*Provided material*
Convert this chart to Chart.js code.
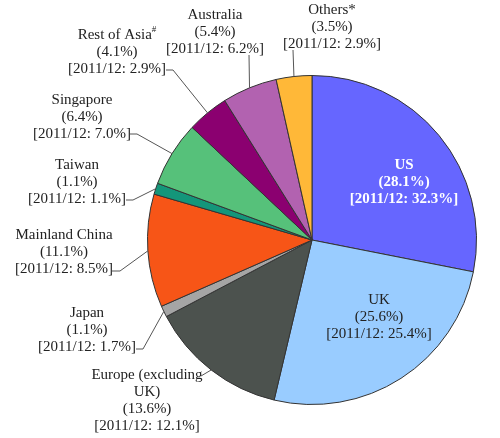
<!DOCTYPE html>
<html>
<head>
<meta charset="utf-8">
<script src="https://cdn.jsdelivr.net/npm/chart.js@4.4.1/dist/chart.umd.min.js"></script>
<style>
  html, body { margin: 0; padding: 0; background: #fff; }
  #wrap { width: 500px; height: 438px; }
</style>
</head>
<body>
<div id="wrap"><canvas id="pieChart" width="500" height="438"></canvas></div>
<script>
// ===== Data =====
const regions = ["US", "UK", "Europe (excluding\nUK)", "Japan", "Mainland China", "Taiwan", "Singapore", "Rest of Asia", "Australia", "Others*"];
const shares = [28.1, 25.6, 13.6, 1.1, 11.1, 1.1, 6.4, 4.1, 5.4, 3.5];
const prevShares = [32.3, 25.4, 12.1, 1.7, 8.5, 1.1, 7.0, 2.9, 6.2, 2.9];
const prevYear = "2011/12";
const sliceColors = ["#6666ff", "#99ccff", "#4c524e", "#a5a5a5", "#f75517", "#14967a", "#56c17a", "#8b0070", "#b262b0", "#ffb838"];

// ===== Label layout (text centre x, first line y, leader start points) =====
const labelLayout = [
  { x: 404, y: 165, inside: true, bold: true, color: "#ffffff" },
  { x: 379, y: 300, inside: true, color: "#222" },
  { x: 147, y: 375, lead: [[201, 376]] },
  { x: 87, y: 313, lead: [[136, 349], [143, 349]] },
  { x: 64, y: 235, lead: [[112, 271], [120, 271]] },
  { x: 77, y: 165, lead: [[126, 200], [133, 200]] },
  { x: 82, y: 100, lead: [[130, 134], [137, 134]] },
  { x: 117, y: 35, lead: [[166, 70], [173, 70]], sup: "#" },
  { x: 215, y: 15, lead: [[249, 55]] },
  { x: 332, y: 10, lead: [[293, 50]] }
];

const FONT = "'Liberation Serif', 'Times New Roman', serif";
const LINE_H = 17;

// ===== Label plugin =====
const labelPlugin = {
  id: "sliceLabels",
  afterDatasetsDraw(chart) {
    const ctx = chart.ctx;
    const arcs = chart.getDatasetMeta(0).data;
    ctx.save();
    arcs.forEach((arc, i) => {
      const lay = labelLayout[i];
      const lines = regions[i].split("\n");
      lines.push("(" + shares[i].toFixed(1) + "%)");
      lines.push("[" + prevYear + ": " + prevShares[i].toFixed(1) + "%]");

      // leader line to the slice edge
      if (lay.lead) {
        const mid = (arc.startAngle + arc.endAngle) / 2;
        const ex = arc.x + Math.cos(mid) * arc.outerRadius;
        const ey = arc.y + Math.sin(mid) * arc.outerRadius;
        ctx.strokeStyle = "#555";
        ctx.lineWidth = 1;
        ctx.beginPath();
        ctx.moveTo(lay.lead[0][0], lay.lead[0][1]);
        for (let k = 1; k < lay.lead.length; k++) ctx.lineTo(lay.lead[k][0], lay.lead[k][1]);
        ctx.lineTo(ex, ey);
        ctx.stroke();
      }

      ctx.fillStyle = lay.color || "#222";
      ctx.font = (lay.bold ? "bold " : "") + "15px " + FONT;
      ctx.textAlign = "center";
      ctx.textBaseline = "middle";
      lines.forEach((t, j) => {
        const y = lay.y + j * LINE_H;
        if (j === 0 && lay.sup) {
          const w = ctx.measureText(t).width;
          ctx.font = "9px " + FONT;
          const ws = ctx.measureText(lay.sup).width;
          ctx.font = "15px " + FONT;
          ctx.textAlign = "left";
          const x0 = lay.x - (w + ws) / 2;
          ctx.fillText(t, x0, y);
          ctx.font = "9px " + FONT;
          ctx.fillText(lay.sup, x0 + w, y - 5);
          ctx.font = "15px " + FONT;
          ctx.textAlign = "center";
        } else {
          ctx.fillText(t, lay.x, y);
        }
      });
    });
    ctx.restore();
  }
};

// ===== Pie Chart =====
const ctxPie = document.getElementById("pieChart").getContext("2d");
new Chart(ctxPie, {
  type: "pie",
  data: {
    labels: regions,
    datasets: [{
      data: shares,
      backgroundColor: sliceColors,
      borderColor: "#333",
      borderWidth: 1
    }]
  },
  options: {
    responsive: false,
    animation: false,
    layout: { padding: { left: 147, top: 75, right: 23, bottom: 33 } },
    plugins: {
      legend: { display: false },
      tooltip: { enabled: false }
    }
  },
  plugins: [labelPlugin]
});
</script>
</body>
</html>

*Written request*
Keep the pictures out of the copy and return the rest of the data above exactly.

*Right answer*
Convert this chart to Chart.js code.
<!DOCTYPE html>
<html>
<head>
<meta charset="utf-8">
<script src="https://cdn.jsdelivr.net/npm/chart.js@4.4.1/dist/chart.umd.min.js"></script>
<style>
  html, body { margin: 0; padding: 0; background: #fff; }
  #wrap { width: 500px; height: 438px; }
</style>
</head>
<body>
<div id="wrap"><canvas id="pieChart" width="500" height="438"></canvas></div>
<script>
// ===== Data =====
const regions = ["US", "UK", "Europe (excluding\nUK)", "Japan", "Mainland China", "Taiwan", "Singapore", "Rest of Asia", "Australia", "Others*"];
const shares = [28.1, 25.6, 13.6, 1.1, 11.1, 1.1, 6.4, 4.1, 5.4, 3.5];
const prevShares = [32.3, 25.4, 12.1, 1.7, 8.5, 1.1, 7.0, 2.9, 6.2, 2.9];
const prevYear = "2011/12";
const sliceColors = ["#6666ff", "#99ccff", "#4c524e", "#a5a5a5", "#f75517", "#14967a", "#56c17a", "#8b0070", "#b262b0", "#ffb838"];

// ===== Label layout (text centre x, first line y, leader start points) =====
const labelLayout = [
  { x: 404, y: 165, inside: true, bold: true, color: "#ffffff" },
  { x: 379, y: 300, inside: true, color: "#222" },
  { x: 147, y: 375, lead: [[201, 376]] },
  { x: 87, y: 313, lead: [[136, 349], [143, 349]] },
  { x: 64, y: 235, lead: [[112, 271], [120, 271]] },
  { x: 77, y: 165, lead: [[126, 200], [133, 200]] },
  { x: 82, y: 100, lead: [[130, 134], [137, 134]] },
  { x: 117, y: 35, lead: [[166, 70], [173, 70]], sup: "#" },
  { x: 215, y: 15, lead: [[249, 55]] },
  { x: 332, y: 10, lead: [[293, 50]] }
];

const FONT = "'Liberation Serif', 'Times New Roman', serif";
const LINE_H = 17;

// ===== Label plugin =====
const labelPlugin = {
  id: "sliceLabels",
  afterDatasetsDraw(chart) {
    const ctx = chart.ctx;
    const arcs = chart.getDatasetMeta(0).data;
    ctx.save();
    arcs.forEach((arc, i) => {
      const lay = labelLayout[i];
      const lines = regions[i].split("\n");
      lines.push("(" + shares[i].toFixed(1) + "%)");
      lines.push("[" + prevYear + ": " + prevShares[i].toFixed(1) + "%]");

      // leader line to the slice edge
      if (lay.lead) {
        const mid = (arc.startAngle + arc.endAngle) / 2;
        const ex = arc.x + Math.cos(mid) * arc.outerRadius;
        const ey = arc.y + Math.sin(mid) * arc.outerRadius;
        ctx.strokeStyle = "#555";
        ctx.lineWidth = 1;
        ctx.beginPath();
        ctx.moveTo(lay.lead[0][0], lay.lead[0][1]);
        for (let k = 1; k < lay.lead.length; k++) ctx.lineTo(lay.lead[k][0], lay.lead[k][1]);
        ctx.lineTo(ex, ey);
        ctx.stroke();
      }

      ctx.fillStyle = lay.color || "#222";
      ctx.font = (lay.bold ? "bold " : "") + "15px " + FONT;
      ctx.textAlign = "center";
      ctx.textBaseline = "middle";
      lines.forEach((t, j) => {
        const y = lay.y + j * LINE_H;
        if (j === 0 && lay.sup) {
          const w = ctx.measureText(t).width;
          ctx.font = "9px " + FONT;
          const ws = ctx.measureText(lay.sup).width;
          ctx.font = "15px " + FONT;
          ctx.textAlign = "left";
          const x0 = lay.x - (w + ws) / 2;
          ctx.fillText(t, x0, y);
          ctx.font = "9px " + FONT;
          ctx.fillText(lay.sup, x0 + w, y - 5);
          ctx.font = "15px " + FONT;
          ctx.textAlign = "center";
        } else {
          ctx.fillText(t, lay.x, y);
        }
      });
    });
    ctx.restore();
  }
};

// ===== Pie Chart =====
const ctxPie = document.getElementById("pieChart").getContext("2d");
new Chart(ctxPie, {
  type: "pie",
  data: {
    labels: regions,
    datasets: [{
      data: shares,
      backgroundColor: sliceColors,
      borderColor: "#333",
      borderWidth: 1
    }]
  },
  options: {
    responsive: false,
    animation: false,
    layout: { padding: { left: 147, top: 75, right: 23, bottom: 33 } },
    plugins: {
      legend: { display: false },
      tooltip: { enabled: false }
    }
  },
  plugins: [labelPlugin]
});
</script>
</body>
</html>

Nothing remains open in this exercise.